+++ GIVEN INFORMATION
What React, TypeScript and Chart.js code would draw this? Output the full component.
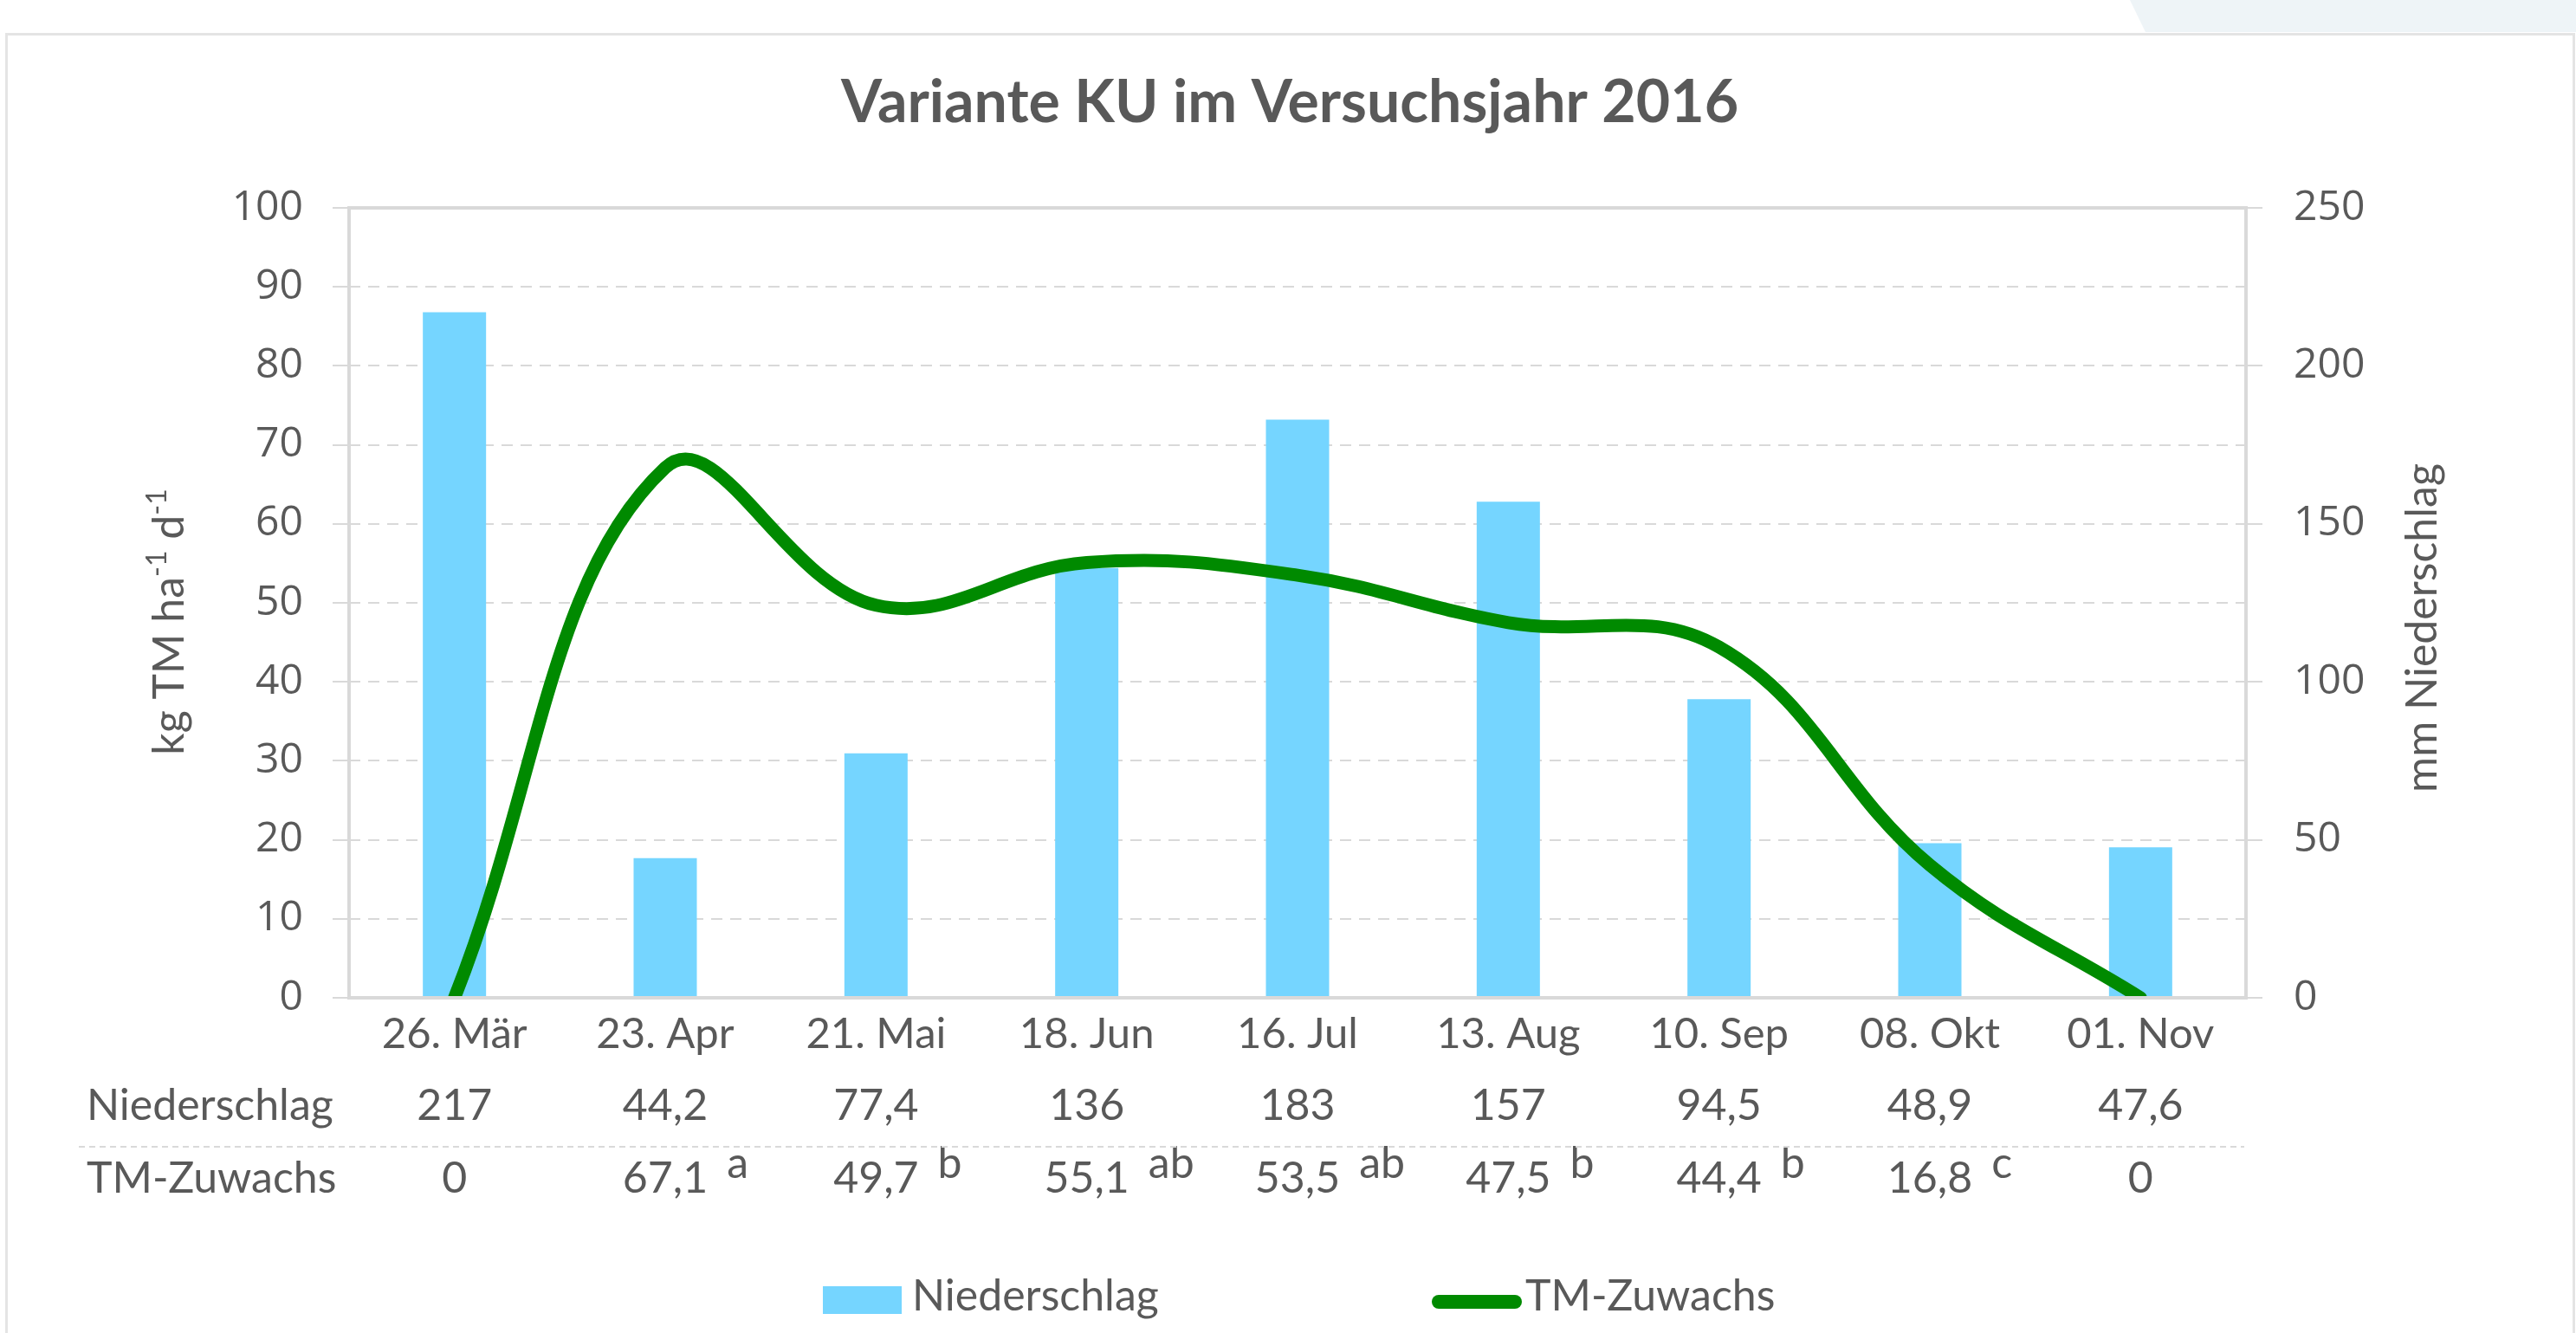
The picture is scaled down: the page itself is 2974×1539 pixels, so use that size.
import React, { useEffect, useRef } from 'react';
import { Chart, registerables } from 'chart.js';

Chart.register(...registerables);

// ---- data ----
const chartTitle = 'Variante KU im Versuchsjahr 2016';
const categories = ['26. Mär', '23. Apr', '21. Mai', '18. Jun', '16. Jul', '13. Aug', '10. Sep', '08. Okt', '01. Nov'];
const niederschlag = [217, 44.2, 77.4, 136, 183, 157, 94.5, 48.9, 47.6];
const tmZuwachs = [0, 67.1, 49.7, 55.1, 53.5, 47.5, 44.4, 16.8, 0];
const tmLetters = ['', 'a', 'b', 'ab', 'ab', 'b', 'b', 'c', ''];
const leftAxisRange = [0, 100, 10];
const rightAxisRange = [0, 250, 50];
const rowLabels = ['Niederschlag', 'TM-Zuwachs'];
const seriesNames = ['Niederschlag', 'TM-Zuwachs'];
const leftTitleParts = [
  { t: 'kg TM ha', sup: false },
  { t: '-1', sup: true },
  { t: ' d', sup: false },
  { t: '-1', sup: true },
];
const rightTitle = 'mm Niederschlag';

// ---- style ----
const W = 2974;
const H = 1539;
const TEXT = '#595959';
const BAR = '#75D5FF';
const LINE = '#008A00';
const GRID = '#D9D9D9';
const fmt = (v: number) => String(v).replace('.', ',');

const decor = {
  id: 'decor',
  beforeDraw(chart: any) {
    const ctx = chart.ctx;
    ctx.save();
    ctx.fillStyle = '#ffffff';
    ctx.fillRect(0, 0, W, H);
    ctx.fillStyle = '#EEF4F7';
    ctx.beginPath();
    ctx.moveTo(2459, 0);
    ctx.lineTo(W, 0);
    ctx.lineTo(W, 37);
    ctx.lineTo(2477, 37);
    ctx.closePath();
    ctx.fill();
    ctx.strokeStyle = '#E4E4E4';
    ctx.lineWidth = 3;
    ctx.strokeRect(7.5, 39.5, 2964, 1700);
    ctx.fillStyle = TEXT;
    ctx.font = 'bold 68px Lato';
    ctx.textAlign = 'center';
    ctx.textBaseline = 'alphabetic';
    ctx.fillText(chartTitle, 1489, 141);
    ctx.restore();
  },
  afterDatasetsDraw(chart: any) {
    const ctx = chart.ctx;
    const a = chart.chartArea;
    ctx.save();
    ctx.strokeStyle = GRID;
    ctx.lineWidth = 4;
    ctx.strokeRect(a.left, a.top, a.right - a.left, a.bottom - a.top);
    ctx.restore();
  },
  afterDraw(chart: any) {
    const ctx = chart.ctx;
    const xs = chart.scales.x;
    ctx.save();
    ctx.fillStyle = TEXT;
    ctx.textBaseline = 'alphabetic';

    // left axis title (rotated, with superscripts)
    const mainFont = '50px Lato';
    const supFont = '32px Lato';
    let total = 0;
    const widths = leftTitleParts.map((p) => {
      ctx.font = p.sup ? supFont : mainFont;
      const w = ctx.measureText(p.t).width;
      total += w;
      return w;
    });
    ctx.save();
    ctx.translate(212, 718);
    ctx.rotate(-Math.PI / 2);
    ctx.textAlign = 'left';
    let px = -total / 2;
    leftTitleParts.forEach((p, i) => {
      ctx.font = p.sup ? supFont : mainFont;
      ctx.fillText(p.t, px, p.sup ? -20 : 0);
      px += widths[i];
    });
    ctx.restore();

    // right axis title
    ctx.save();
    ctx.translate(2813, 725);
    ctx.rotate(-Math.PI / 2);
    ctx.textAlign = 'center';
    ctx.font = mainFont;
    ctx.fillText(rightTitle, 0, 0);
    ctx.restore();

    // data table
    ctx.font = '50px Lato';
    ctx.textAlign = 'left';
    ctx.fillText(rowLabels[0], 100, 1293);
    ctx.fillText(rowLabels[1], 100, 1377);
    for (let i = 0; i < categories.length; i++) {
      const cx = xs.getPixelForValue(i);
      ctx.textAlign = 'center';
      ctx.fillText(fmt(niederschlag[i]), cx, 1293);
      const s = fmt(tmZuwachs[i]);
      ctx.fillText(s, cx, 1377);
      if (tmLetters[i]) {
        const w = ctx.measureText(s).width;
        ctx.textAlign = 'left';
        ctx.fillText(tmLetters[i], cx + w / 2 + 22, 1360);
      }
    }
    ctx.strokeStyle = GRID;
    ctx.lineWidth = 2;
    ctx.setLineDash([7, 5]);
    ctx.beginPath();
    ctx.moveTo(91, 1324);
    ctx.lineTo(2591, 1324);
    ctx.stroke();
    ctx.setLineDash([]);

    // legend
    ctx.fillStyle = BAR;
    ctx.fillRect(950, 1485, 91, 32);
    ctx.strokeStyle = LINE;
    ctx.lineWidth = 16;
    ctx.lineCap = 'round';
    ctx.beginPath();
    ctx.moveTo(1661, 1503);
    ctx.lineTo(1749, 1503);
    ctx.stroke();
    ctx.fillStyle = TEXT;
    ctx.font = '50px Lato';
    ctx.textAlign = 'left';
    ctx.fillText(seriesNames[0], 1053, 1513);
    ctx.fillText(seriesNames[1], 1761, 1513);
    ctx.restore();
  },
};

export default function App() {
  const ref = useRef<HTMLCanvasElement>(null);
  useEffect(() => {
    if (!ref.current) return;
    const chart = new Chart(ref.current, {
      type: 'bar',
      data: {
        labels: categories,
        datasets: [
          {
            type: 'line',
            label: seriesNames[1],
            data: tmZuwachs,
            yAxisID: 'y',
            borderColor: LINE,
            backgroundColor: LINE,
            borderWidth: 15,
            pointRadius: 0,
            tension: 0.4,
            borderCapStyle: 'round',
            borderJoinStyle: 'round',
            fill: false,
            clip: 0,
            order: 0,
          } as any,
          {
            type: 'bar',
            label: seriesNames[0],
            data: niederschlag,
            yAxisID: 'y1',
            backgroundColor: BAR,
            barPercentage: 0.3,
            categoryPercentage: 1,
            order: 1,
          } as any,
        ],
      },
      options: {
        responsive: false,
        animation: false,
        devicePixelRatio: 1,
        layout: { padding: { top: 240, left: 0, right: 0, bottom: 0 } },
        plugins: {
          legend: { display: false },
          tooltip: { enabled: false },
          title: { display: false },
        },
        scales: {
          x: {
            type: 'category',
            offset: true,
            grid: { display: false, drawTicks: false },
            border: { display: false },
            ticks: {
              color: TEXT,
              font: { family: 'Lato', size: 49 },
              padding: 13,
              maxRotation: 0,
              autoSkip: false,
            },
            afterFit: (s: any) => {
              s.height = H - 1152;
            },
          },
          y: {
            position: 'left',
            min: leftAxisRange[0],
            max: leftAxisRange[1],
            ticks: {
              stepSize: leftAxisRange[2],
              color: TEXT,
              font: { family: 'Open Sans', size: 48 },
              padding: 34,
            },
            grid: {
              color: GRID,
              lineWidth: 2,
              tickLength: 19,
              tickColor: GRID,
              tickWidth: 2,
              tickBorderDash: [],
            },
            border: { display: false, dash: [13, 9] },
            afterFit: (s: any) => {
              s.width = 403;
            },
          },
          y1: {
            position: 'right',
            min: rightAxisRange[0],
            max: rightAxisRange[1],
            ticks: {
              stepSize: rightAxisRange[2],
              color: TEXT,
              font: { family: 'Open Sans', size: 48 },
              padding: 36,
            },
            grid: {
              drawOnChartArea: false,
              color: GRID,
              lineWidth: 2,
              tickLength: 19,
            },
            border: { display: false },
            afterFit: (s: any) => {
              s.width = W - 2593;
            },
          },
        },
      } as any,
      plugins: [decor],
    });
    return () => chart.destroy();
  }, []);
  return (
    <div style={{ position: 'fixed', left: 0, top: 0, width: W, height: H, background: '#fff' }}>
      <canvas ref={ref} width={W} height={H} style={{ display: 'block', width: W, height: H }} />
    </div>
  );
}
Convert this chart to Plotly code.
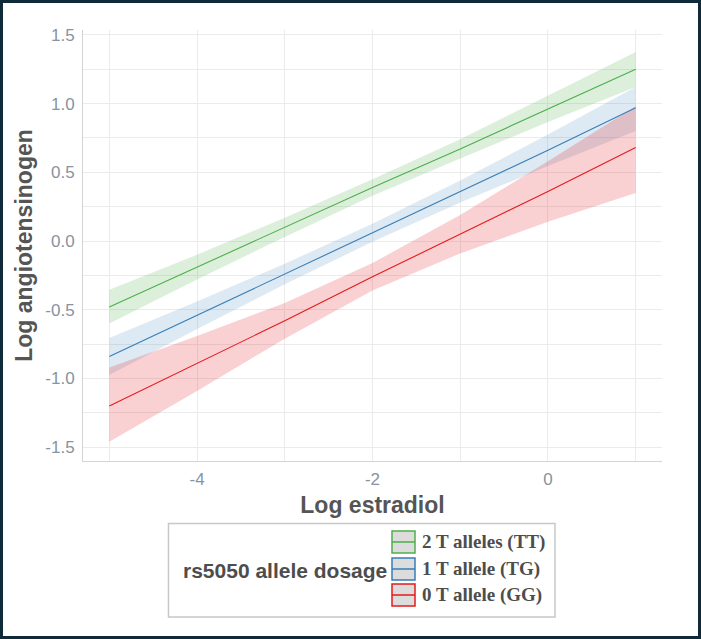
++++++
» EXERCISE REQUIREMENTS:
Pull every line containing "this" from the material above.

» ANSWER TO THE TASK:
What React, TypeScript and Chart.js code would draw this? Output the full component.
Convert this chart to Plotly code.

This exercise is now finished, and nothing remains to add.